Industrial Inspectors use the employment records to check that employers are paying the correct wages and other employment entitlements.
Records can be inspected during a workplace visit, including where a complaint has been made by an employee or former employee.
If an industrial inspector proposes to enter a location or premises principally used for habitation, the inspector must give the owner or occupier of the premises at least 24 hours’ written notice of the proposed entry unless:
- The owner or occupier is carrying on an industry at the location or premises; or
- The WAIRC has made an order waiving the requirement to give the notice.
Union access to employment records
A union representative who holds an authority issued by the WAIRC can inspect employment records relating to an employee who is a member of the union, or who is eligible to become a member of the union.
An authorised union representative may inspect employment records for the purpose of investigating a suspected breach of:
- The Industrial Relations Act
- The Long Service Leave Act
- The Minimum Conditions of Employment Act
- The Work Health and Safety Act
- The Construction Industry Portable Paid Long Service Leave Act
- An award, order or agreement that applies to an employee.

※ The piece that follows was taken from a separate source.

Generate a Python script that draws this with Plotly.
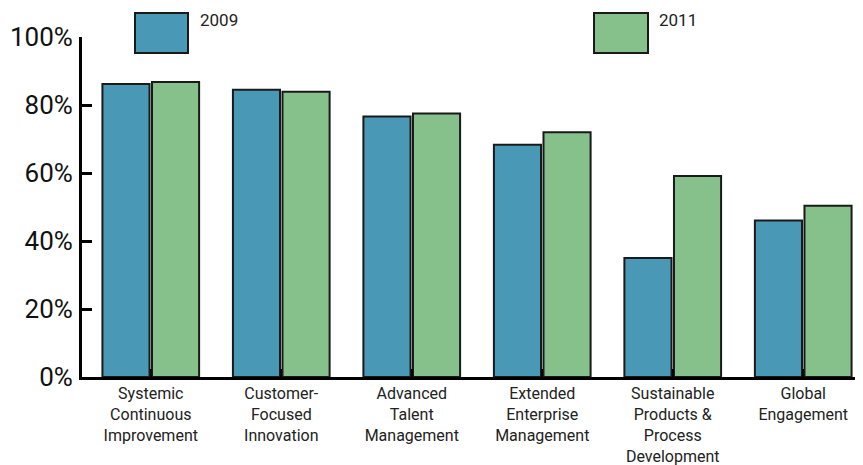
import plotly.graph_objects as go

categories = [
    "Systemic<br>Continuous<br>Improvement",
    "Customer-<br>Focused<br>Innovation",
    "Advanced<br>Talent<br>Management",
    "Extended<br>Enterprise<br>Management",
    "Sustainable<br>Products &<br>Process<br>Development",
    "Global<br>Engagement",
]
series_names = ["2009", "2011"]
values_2009 = [86.2, 84.5, 76.6, 68.3, 35.0, 46.0]
values_2011 = [86.8, 83.9, 77.5, 72.0, 59.1, 50.4]
y_tick_vals = [0, 20, 40, 60, 80, 100]
y_tick_text = ["0%", "20%", "40%", "60%", "80%", "100%"]

BLUE = "#4898b6"
GREEN = "#86c08a"
W, H = 863, 465
OFF = 8  # page body margin offset
# target plot area in screen pixels: x 82..863, y 37..377
L, T = 82 - OFF, 37 - OFF
R = W - (863 - OFF)
B = H - (377 - OFF)

fig = go.Figure()
fig.add_trace(go.Bar(x=list(range(len(categories))), y=values_2009, name=series_names[0],
                     marker=dict(color=BLUE, line=dict(color="#1a1a1a", width=2))))
fig.add_trace(go.Bar(x=list(range(len(categories))), y=values_2011, name=series_names[1],
                     marker=dict(color=GREEN, line=dict(color="#1a1a1a", width=2))))

pw = 863 - 82
ph = 377 - 37
def px(p):
    return (p - 82) / pw
def py(p):
    return (377 - p) / ph

shapes = []
annotations = []
for (x0, x1, col, tx, name) in [(135, 188, BLUE, 198, series_names[0]), (594, 648, GREEN, 657, series_names[1])]:
    shapes.append(dict(type="rect", xref="paper", yref="paper", x0=px(x0), x1=px(x1),
                       y0=py(53), y1=py(13), fillcolor=col, line=dict(color="#1a1a1a", width=2)))
    annotations.append(dict(xref="paper", yref="paper", x=px(tx), y=py(8), xanchor="left", yanchor="top",
                            text=name, showarrow=False, font=dict(family="Roboto", size=17, color="#222")))

fig.update_layout(
    width=W, height=H,
    margin=dict(l=L, r=R, t=T, b=B, pad=0, autoexpand=False),
    paper_bgcolor="white", plot_bgcolor="white",
    barmode="group", bargap=0.24, bargroupgap=0.05,
    showlegend=False,
    shapes=shapes, annotations=annotations,
    xaxis=dict(
        range=[-0.527, 5.458], tickmode="array", tickvals=list(range(len(categories))),
        ticktext=categories, tickson="boundaries", ticks="inside", ticklen=8, tickwidth=2,
        tickcolor="black", showline=True, linecolor="black", linewidth=3, showgrid=False,
        zeroline=False, tickfont=dict(family="Roboto", size=16, color="#222"), tickangle=0,
        fixedrange=True, automargin=False,
    ),
    yaxis=dict(
        range=[0, 100], tickmode="array", tickvals=y_tick_vals, ticktext=y_tick_text,
        ticks="inside", ticklen=10, tickwidth=3, tickcolor="black", showline=True,
        linecolor="black", linewidth=3, showgrid=False, zeroline=False,
        tickfont=dict(family="Roboto", size=26, color="#111"), ticklabelstandoff=1,
        automargin=False,
    ),
)

fig.write_html("out.html")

The right to access records includes being able to enter the employer’s premises (other than any part of the premises used for habitation by the employer and their household, except in the circumstances outlined below) during working hours for the purpose of inspecting employment records, and taking copies or extracts of those records.
If the occupier of the premises requests the union representative to show their authority, the union representative must do so in order to enter or remain on the premises.
An authorised union representative is not generally entitled to require an employer to produce employment records or other documents unless they have given the employer 24 hours’ written notice if the documents are kept on the employer’s premises, or 48 hours’ written notice if the documents are kept elsewhere. Notice requirements may be waived by the WAIRC in certain circumstances.
Union access to any part of premises used for habitation
There is no automatic right of entry for authorised union representatives to any part of premises principally used for habitation by the employer or a member of their household (“habitation premises”). However, an authorised representative may apply to the WAIRC for an order permitting them to enter habitation premises to investigate a suspected breach of a relevant law, award or agreement.
The WAIRC will only be able to make an order if satisfied that exceptional circumstances exist warranting the making of the order. Whether such circumstances exist will be determined on a case-by-case basis. The WAIRC will firstly try to resolve the matter by conciliation. If this is not successful, then the WAIRC will hear and determine the matter after hearing from both parties.